§ Given records

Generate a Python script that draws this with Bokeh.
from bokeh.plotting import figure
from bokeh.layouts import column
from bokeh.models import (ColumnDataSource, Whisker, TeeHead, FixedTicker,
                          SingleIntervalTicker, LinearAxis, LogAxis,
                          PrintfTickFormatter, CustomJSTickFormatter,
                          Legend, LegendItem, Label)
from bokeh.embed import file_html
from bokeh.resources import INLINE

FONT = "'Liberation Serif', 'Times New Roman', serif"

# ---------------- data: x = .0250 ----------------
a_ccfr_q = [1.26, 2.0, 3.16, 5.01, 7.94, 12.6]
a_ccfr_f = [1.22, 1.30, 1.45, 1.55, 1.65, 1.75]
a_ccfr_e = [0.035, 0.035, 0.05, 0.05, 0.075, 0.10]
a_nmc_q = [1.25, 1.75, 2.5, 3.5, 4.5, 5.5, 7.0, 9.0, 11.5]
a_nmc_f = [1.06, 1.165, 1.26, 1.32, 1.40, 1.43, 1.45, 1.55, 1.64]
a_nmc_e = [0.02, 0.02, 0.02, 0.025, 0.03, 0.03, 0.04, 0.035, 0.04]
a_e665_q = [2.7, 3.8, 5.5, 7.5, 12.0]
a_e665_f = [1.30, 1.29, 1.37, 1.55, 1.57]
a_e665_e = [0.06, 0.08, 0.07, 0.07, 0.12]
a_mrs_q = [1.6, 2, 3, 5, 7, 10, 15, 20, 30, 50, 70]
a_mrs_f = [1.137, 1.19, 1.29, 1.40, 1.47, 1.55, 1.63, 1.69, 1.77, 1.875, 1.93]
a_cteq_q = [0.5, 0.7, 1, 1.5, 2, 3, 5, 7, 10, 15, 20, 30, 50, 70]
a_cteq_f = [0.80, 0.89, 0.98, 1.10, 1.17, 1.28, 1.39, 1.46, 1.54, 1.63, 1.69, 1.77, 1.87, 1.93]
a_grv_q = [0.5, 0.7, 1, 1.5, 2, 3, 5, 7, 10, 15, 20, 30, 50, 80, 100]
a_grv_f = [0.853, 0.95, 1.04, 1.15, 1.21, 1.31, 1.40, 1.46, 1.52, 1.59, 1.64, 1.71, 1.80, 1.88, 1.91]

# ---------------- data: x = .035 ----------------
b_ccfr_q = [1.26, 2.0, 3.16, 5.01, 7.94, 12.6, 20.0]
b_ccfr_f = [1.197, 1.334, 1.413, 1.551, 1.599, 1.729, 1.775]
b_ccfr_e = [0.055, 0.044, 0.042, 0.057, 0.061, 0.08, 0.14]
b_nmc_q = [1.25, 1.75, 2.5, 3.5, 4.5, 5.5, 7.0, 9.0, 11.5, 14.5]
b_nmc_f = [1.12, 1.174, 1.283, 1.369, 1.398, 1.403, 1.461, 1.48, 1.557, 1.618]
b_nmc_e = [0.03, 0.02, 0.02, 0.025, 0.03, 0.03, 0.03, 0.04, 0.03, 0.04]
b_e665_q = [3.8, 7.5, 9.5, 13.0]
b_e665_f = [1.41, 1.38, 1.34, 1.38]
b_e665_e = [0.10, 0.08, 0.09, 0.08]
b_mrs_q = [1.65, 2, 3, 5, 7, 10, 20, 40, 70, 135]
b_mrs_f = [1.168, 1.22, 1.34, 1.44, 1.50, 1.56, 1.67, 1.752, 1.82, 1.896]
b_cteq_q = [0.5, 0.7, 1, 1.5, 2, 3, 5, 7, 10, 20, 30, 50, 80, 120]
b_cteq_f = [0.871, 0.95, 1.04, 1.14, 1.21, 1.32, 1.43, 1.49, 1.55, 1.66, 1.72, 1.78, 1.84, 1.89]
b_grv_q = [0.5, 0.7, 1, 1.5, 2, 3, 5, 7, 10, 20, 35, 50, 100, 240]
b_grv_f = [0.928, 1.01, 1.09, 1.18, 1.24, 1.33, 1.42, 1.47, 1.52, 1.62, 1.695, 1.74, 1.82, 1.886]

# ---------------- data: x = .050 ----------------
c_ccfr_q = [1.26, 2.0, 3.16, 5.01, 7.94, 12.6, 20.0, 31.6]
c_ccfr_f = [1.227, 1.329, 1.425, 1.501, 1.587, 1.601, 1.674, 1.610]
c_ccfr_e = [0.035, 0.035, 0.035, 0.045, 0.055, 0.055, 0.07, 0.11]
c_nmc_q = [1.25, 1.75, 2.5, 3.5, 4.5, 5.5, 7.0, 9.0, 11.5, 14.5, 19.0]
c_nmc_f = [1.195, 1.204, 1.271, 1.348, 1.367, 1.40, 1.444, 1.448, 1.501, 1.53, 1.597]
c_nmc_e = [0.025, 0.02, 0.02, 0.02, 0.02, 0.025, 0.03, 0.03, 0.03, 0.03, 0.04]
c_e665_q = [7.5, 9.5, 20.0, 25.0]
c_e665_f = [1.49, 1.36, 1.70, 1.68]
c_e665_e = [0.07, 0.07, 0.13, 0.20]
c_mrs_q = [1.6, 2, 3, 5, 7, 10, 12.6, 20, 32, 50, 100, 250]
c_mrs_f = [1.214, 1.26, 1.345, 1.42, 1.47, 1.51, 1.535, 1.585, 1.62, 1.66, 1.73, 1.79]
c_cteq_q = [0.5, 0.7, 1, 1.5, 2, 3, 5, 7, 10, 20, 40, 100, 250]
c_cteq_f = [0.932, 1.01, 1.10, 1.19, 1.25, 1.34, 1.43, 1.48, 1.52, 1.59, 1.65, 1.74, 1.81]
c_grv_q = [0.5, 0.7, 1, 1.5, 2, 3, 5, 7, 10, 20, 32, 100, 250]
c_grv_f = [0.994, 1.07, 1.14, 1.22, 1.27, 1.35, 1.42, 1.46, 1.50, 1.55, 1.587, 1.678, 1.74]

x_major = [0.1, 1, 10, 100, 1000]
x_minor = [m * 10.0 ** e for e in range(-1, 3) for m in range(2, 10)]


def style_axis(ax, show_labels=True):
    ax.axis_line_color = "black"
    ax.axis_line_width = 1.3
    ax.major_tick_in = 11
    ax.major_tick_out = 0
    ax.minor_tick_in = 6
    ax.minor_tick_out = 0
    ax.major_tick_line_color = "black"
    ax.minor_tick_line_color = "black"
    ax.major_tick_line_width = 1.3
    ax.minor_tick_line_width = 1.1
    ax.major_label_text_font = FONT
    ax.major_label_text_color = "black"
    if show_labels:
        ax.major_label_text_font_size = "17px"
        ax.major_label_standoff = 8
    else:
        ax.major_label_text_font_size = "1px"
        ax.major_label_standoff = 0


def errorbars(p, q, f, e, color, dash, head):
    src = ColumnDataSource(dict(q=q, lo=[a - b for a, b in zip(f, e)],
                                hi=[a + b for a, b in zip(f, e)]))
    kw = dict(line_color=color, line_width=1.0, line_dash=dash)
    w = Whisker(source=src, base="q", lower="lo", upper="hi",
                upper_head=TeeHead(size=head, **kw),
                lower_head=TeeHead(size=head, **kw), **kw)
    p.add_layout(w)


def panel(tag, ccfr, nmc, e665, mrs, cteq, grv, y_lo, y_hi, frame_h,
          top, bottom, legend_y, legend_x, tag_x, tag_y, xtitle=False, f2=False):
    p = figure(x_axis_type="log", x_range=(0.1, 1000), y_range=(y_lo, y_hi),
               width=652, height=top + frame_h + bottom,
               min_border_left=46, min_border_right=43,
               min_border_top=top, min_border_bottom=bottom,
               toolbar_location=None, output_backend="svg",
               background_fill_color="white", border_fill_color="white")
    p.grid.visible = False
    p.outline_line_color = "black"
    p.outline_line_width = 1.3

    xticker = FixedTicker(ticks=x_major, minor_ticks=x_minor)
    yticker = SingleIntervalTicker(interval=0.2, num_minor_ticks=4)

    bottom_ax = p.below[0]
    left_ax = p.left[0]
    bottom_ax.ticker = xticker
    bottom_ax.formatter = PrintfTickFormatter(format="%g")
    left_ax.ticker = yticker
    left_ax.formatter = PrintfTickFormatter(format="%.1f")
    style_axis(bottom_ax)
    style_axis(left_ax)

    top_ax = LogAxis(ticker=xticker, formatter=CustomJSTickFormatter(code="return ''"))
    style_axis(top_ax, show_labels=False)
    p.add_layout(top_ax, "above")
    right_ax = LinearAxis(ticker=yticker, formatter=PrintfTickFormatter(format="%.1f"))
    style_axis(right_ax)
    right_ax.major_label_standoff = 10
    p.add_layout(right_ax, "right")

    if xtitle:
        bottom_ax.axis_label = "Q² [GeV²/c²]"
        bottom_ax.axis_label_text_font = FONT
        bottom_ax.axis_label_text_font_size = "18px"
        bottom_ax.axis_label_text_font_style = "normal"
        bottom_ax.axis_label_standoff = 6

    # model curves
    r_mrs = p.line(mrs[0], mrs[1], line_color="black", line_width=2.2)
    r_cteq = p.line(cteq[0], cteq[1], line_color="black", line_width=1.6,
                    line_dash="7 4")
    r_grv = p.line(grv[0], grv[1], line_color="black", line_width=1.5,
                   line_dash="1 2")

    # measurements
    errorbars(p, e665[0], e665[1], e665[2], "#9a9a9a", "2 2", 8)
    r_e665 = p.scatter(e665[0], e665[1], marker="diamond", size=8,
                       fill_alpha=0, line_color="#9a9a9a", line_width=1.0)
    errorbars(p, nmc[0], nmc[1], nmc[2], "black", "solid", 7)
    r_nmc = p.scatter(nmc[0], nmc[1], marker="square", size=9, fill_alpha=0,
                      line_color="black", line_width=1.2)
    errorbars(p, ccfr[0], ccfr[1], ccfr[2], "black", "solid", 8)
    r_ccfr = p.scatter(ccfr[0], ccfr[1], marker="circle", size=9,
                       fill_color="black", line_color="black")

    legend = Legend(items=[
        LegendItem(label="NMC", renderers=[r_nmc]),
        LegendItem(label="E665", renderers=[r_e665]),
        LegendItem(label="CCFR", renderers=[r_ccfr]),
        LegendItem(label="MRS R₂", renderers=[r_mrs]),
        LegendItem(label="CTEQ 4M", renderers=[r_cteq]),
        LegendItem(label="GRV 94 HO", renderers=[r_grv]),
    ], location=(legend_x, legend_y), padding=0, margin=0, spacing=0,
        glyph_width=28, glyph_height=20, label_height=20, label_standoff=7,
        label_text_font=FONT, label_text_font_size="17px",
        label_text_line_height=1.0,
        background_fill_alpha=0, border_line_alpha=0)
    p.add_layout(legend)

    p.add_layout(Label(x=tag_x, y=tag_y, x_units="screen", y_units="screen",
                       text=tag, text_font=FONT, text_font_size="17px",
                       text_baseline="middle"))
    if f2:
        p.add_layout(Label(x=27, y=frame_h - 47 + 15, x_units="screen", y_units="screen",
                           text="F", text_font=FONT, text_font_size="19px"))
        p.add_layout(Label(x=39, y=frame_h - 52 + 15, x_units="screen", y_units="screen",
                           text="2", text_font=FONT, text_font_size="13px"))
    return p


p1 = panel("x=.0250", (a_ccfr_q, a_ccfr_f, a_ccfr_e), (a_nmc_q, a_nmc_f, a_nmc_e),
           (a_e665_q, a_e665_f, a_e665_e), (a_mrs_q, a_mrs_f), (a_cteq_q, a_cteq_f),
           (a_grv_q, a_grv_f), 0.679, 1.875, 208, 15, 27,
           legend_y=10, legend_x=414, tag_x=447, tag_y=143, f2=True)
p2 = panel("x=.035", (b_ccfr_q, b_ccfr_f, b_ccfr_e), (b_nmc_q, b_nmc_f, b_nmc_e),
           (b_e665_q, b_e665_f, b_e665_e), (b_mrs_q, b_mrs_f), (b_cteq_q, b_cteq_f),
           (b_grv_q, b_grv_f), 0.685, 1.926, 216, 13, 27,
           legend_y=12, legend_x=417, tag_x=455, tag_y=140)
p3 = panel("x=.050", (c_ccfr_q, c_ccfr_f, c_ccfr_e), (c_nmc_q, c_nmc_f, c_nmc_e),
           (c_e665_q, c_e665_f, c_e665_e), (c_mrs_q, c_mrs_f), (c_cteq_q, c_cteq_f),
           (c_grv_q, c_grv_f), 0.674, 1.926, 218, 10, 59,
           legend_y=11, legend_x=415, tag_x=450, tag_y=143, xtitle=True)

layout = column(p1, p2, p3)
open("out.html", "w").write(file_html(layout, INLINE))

* * *

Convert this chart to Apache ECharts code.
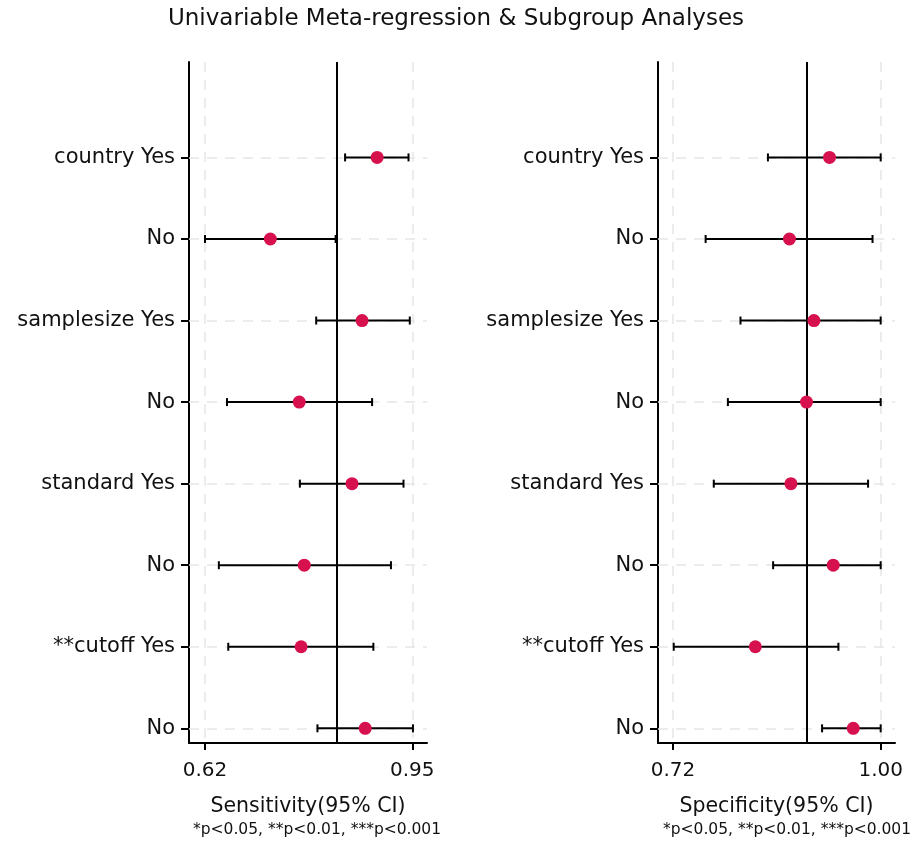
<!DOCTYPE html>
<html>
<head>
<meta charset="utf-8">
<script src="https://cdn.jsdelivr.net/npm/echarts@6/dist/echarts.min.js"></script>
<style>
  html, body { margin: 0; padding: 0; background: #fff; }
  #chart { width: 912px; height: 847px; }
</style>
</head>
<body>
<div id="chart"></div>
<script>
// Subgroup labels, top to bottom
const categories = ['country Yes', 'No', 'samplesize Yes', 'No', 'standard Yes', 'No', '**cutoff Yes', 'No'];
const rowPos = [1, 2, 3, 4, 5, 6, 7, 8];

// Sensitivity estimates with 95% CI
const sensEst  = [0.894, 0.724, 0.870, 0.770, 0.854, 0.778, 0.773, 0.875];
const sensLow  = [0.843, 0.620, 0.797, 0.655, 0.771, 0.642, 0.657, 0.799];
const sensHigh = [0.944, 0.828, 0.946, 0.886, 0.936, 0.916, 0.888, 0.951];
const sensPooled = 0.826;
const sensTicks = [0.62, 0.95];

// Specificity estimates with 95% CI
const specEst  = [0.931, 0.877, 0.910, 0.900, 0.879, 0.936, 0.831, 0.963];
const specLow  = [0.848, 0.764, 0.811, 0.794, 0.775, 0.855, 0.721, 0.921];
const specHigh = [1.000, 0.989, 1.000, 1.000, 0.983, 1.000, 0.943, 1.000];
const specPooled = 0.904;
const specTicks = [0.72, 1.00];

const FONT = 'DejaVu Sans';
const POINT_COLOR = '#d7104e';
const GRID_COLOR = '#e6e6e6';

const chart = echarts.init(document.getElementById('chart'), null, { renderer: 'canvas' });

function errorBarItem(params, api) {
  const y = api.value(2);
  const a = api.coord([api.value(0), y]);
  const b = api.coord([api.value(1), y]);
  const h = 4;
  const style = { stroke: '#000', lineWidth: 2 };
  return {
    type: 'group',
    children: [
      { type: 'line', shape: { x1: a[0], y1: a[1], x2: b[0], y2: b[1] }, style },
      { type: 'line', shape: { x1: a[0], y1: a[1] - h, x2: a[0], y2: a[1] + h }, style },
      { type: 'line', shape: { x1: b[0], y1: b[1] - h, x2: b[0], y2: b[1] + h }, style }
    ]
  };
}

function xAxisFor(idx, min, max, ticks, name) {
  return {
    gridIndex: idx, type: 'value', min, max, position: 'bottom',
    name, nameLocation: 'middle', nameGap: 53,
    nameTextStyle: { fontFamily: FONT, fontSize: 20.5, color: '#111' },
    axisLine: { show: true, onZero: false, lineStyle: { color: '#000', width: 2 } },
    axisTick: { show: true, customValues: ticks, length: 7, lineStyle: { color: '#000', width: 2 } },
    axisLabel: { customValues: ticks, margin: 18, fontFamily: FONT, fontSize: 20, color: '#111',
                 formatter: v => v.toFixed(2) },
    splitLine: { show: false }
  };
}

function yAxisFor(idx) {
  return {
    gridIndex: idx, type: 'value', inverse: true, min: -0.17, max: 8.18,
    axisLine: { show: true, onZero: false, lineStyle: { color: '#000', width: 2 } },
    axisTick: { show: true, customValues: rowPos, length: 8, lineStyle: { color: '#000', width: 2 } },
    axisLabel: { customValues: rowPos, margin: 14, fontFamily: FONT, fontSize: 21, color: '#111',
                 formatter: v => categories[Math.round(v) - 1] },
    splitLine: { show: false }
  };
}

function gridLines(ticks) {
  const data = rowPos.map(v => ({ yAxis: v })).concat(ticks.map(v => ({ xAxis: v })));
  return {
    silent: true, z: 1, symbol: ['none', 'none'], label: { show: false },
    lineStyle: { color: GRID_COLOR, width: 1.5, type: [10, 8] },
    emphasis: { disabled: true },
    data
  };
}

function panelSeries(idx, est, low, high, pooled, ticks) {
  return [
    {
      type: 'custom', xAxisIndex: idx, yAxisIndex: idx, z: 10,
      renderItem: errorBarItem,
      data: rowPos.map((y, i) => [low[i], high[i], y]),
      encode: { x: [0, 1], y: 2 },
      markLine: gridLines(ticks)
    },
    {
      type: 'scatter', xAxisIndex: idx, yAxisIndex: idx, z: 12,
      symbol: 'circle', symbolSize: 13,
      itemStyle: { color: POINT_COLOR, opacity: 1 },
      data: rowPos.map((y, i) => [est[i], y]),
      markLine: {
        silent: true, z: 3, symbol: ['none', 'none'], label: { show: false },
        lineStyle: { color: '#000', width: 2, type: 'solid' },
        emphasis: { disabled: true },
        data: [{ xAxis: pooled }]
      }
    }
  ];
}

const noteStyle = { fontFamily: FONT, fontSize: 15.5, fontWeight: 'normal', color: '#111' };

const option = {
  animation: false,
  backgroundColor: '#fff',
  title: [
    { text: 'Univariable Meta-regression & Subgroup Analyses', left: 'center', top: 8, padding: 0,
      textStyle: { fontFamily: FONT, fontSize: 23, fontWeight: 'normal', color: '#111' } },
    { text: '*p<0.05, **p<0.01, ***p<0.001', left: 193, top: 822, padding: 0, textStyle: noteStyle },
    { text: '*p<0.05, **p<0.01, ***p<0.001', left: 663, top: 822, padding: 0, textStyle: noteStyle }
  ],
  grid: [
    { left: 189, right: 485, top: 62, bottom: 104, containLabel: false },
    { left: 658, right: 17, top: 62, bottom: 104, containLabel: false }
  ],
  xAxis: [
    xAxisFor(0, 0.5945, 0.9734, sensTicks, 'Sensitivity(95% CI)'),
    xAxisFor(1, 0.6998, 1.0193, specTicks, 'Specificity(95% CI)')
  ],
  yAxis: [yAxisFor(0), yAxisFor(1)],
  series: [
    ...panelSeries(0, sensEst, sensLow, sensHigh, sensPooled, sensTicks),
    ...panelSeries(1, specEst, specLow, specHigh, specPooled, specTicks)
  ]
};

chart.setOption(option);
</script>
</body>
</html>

---

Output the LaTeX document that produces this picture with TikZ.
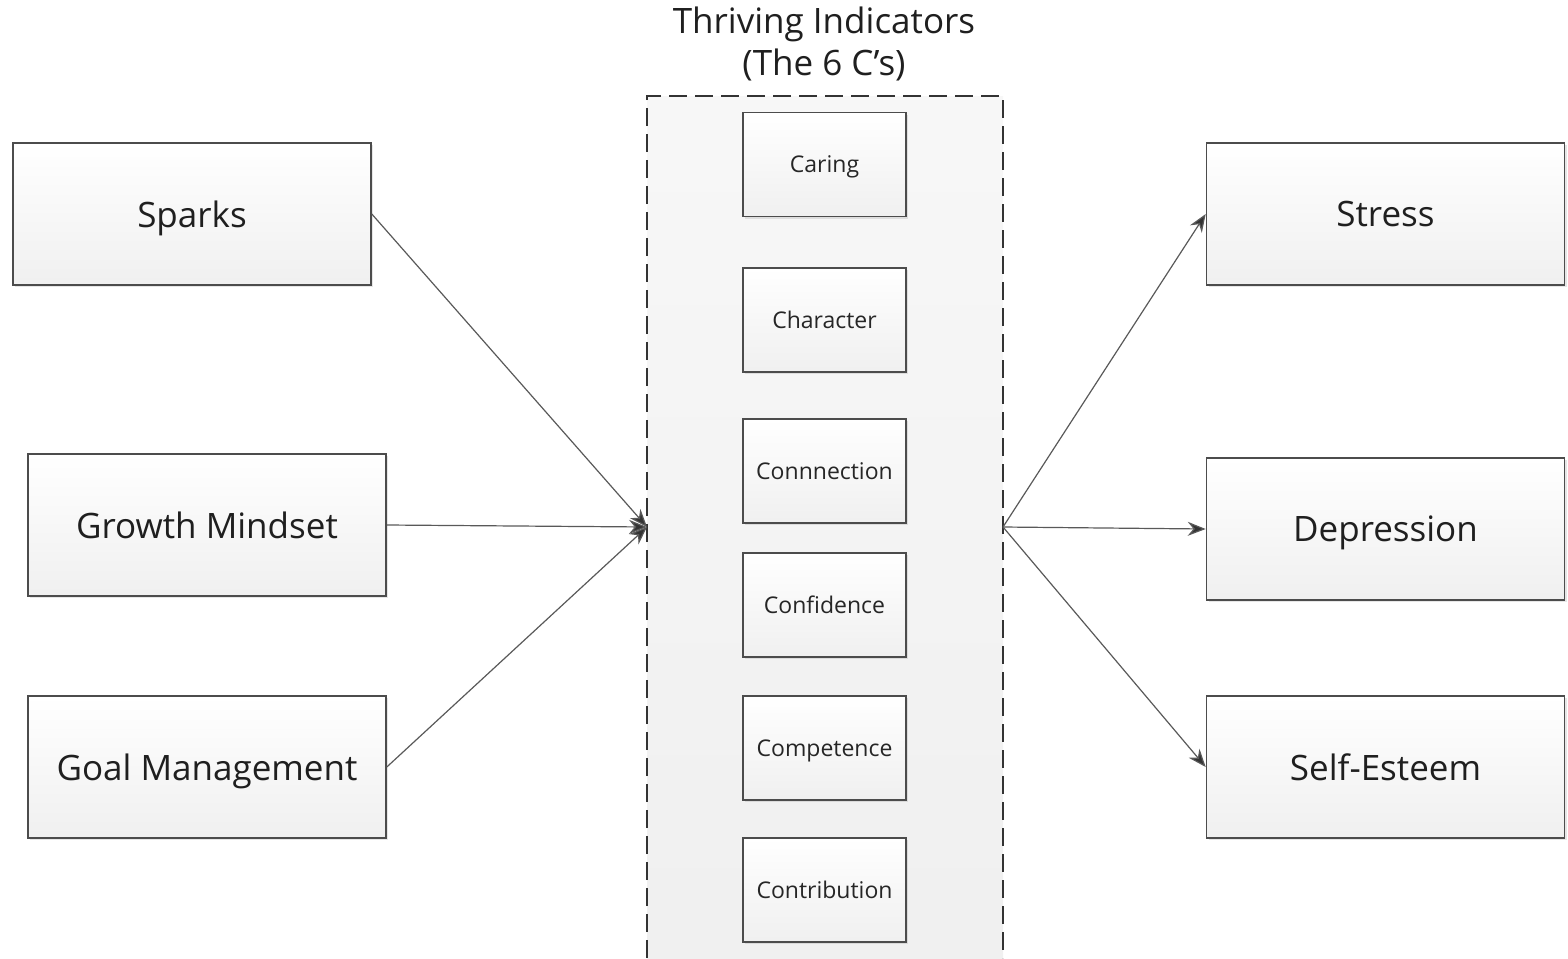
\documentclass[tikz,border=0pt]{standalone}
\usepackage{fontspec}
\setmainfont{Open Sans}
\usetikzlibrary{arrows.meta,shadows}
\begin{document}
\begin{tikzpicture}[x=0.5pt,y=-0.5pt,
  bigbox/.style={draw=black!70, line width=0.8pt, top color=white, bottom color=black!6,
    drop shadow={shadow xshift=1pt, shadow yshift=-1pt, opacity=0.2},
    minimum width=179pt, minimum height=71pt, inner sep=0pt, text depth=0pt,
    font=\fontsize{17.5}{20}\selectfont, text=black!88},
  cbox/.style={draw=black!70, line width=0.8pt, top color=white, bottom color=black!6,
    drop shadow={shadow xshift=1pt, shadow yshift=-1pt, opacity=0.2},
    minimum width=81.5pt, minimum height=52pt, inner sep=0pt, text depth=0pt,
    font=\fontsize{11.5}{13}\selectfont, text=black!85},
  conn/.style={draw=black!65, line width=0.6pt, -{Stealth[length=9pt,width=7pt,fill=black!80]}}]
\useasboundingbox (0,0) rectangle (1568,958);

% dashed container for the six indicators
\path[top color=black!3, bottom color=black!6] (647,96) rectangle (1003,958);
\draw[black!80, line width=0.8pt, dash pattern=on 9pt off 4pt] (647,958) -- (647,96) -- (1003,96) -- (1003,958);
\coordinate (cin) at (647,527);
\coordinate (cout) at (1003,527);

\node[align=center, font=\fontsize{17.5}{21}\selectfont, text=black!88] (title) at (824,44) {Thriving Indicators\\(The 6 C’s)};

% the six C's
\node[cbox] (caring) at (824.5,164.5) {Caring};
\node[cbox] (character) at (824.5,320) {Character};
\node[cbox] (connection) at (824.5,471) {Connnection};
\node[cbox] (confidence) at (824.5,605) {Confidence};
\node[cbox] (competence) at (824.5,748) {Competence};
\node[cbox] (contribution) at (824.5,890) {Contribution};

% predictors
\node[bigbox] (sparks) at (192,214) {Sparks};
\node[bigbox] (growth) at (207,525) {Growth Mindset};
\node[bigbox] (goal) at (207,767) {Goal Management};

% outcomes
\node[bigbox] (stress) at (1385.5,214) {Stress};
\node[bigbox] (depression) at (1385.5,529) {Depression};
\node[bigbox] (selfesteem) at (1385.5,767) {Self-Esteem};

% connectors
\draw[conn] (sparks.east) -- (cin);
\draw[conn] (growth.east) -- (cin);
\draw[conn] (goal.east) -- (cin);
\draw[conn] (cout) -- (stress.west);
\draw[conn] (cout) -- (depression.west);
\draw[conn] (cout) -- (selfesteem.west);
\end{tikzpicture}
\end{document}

§ Written instruction
Above are the entries. Quote exactly the lines from the one bearing "Generate a Python" through the one bearing "Serif', 'Times New".

§ The answer
Generate a Python script that draws this with Bokeh.
from bokeh.plotting import figure
from bokeh.layouts import column
from bokeh.models import (ColumnDataSource, Whisker, TeeHead, FixedTicker,
                          SingleIntervalTicker, LinearAxis, LogAxis,
                          PrintfTickFormatter, CustomJSTickFormatter,
                          Legend, LegendItem, Label)
from bokeh.embed import file_html
from bokeh.resources import INLINE

FONT = "'Liberation Serif', 'Times New Roman', serif"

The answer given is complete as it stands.